* Begin *
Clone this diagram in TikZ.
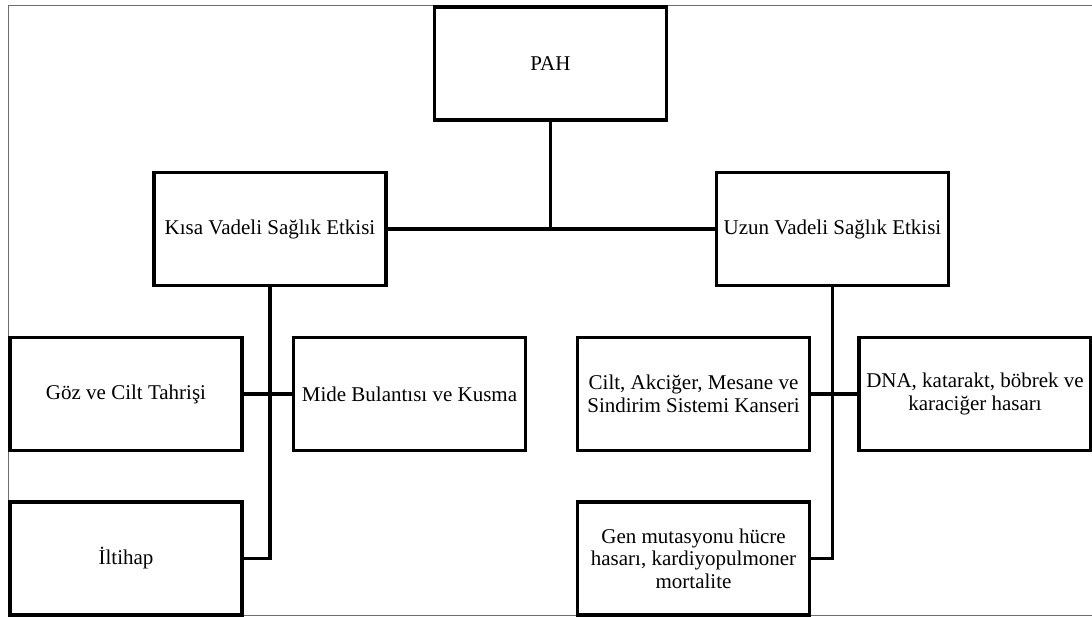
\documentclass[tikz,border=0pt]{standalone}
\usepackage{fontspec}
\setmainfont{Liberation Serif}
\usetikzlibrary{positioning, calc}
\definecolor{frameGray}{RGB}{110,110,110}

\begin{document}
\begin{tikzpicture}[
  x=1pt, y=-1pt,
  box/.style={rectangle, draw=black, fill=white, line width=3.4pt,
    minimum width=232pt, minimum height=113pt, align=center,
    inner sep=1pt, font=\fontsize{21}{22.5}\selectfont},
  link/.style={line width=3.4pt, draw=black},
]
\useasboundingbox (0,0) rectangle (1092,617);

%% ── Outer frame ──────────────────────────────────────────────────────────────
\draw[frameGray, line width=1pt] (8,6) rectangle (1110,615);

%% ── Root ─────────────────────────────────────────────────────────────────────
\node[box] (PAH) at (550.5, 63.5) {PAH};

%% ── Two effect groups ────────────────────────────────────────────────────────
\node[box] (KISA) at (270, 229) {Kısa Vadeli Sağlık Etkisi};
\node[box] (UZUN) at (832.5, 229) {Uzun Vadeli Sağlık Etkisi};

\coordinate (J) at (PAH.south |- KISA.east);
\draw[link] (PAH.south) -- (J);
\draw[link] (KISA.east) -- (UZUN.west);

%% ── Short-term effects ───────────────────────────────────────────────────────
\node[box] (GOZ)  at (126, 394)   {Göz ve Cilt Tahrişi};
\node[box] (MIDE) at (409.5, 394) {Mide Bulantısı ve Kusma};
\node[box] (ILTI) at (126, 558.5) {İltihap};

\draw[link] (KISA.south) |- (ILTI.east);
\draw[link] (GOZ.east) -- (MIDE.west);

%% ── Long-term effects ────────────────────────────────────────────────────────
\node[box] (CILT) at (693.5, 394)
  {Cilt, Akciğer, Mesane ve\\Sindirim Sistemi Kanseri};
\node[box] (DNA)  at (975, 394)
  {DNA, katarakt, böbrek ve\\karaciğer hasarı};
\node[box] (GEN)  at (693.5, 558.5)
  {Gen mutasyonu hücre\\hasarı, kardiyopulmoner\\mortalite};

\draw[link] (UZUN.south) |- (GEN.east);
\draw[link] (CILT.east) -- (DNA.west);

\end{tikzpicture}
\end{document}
* End *
**Challenge:** Return the whole listing, word for word, and leave out every picture.

**Exercise answer:**
Clone this diagram in TikZ.
\documentclass[tikz,border=0pt]{standalone}
\usepackage{fontspec}
\setmainfont{Liberation Serif}
\usetikzlibrary{positioning, calc}
\definecolor{frameGray}{RGB}{110,110,110}

\begin{document}
\begin{tikzpicture}[
  x=1pt, y=-1pt,
  box/.style={rectangle, draw=black, fill=white, line width=3.4pt,
    minimum width=232pt, minimum height=113pt, align=center,
    inner sep=1pt, font=\fontsize{21}{22.5}\selectfont},
  link/.style={line width=3.4pt, draw=black},
]
\useasboundingbox (0,0) rectangle (1092,617);

%% ── Outer frame ──────────────────────────────────────────────────────────────
\draw[frameGray, line width=1pt] (8,6) rectangle (1110,615);

%% ── Root ─────────────────────────────────────────────────────────────────────
\node[box] (PAH) at (550.5, 63.5) {PAH};

%% ── Two effect groups ────────────────────────────────────────────────────────
\node[box] (KISA) at (270, 229) {Kısa Vadeli Sağlık Etkisi};
\node[box] (UZUN) at (832.5, 229) {Uzun Vadeli Sağlık Etkisi};

\coordinate (J) at (PAH.south |- KISA.east);
\draw[link] (PAH.south) -- (J);
\draw[link] (KISA.east) -- (UZUN.west);

%% ── Short-term effects ───────────────────────────────────────────────────────
\node[box] (GOZ)  at (126, 394)   {Göz ve Cilt Tahrişi};
\node[box] (MIDE) at (409.5, 394) {Mide Bulantısı ve Kusma};
\node[box] (ILTI) at (126, 558.5) {İltihap};

\draw[link] (KISA.south) |- (ILTI.east);
\draw[link] (GOZ.east) -- (MIDE.west);

%% ── Long-term effects ────────────────────────────────────────────────────────
\node[box] (CILT) at (693.5, 394)
  {Cilt, Akciğer, Mesane ve\\Sindirim Sistemi Kanseri};
\node[box] (DNA)  at (975, 394)
  {DNA, katarakt, böbrek ve\\karaciğer hasarı};
\node[box] (GEN)  at (693.5, 558.5)
  {Gen mutasyonu hücre\\hasarı, kardiyopulmoner\\mortalite};

\draw[link] (UZUN.south) |- (GEN.east);
\draw[link] (CILT.east) -- (DNA.west);

\end{tikzpicture}
\end{document}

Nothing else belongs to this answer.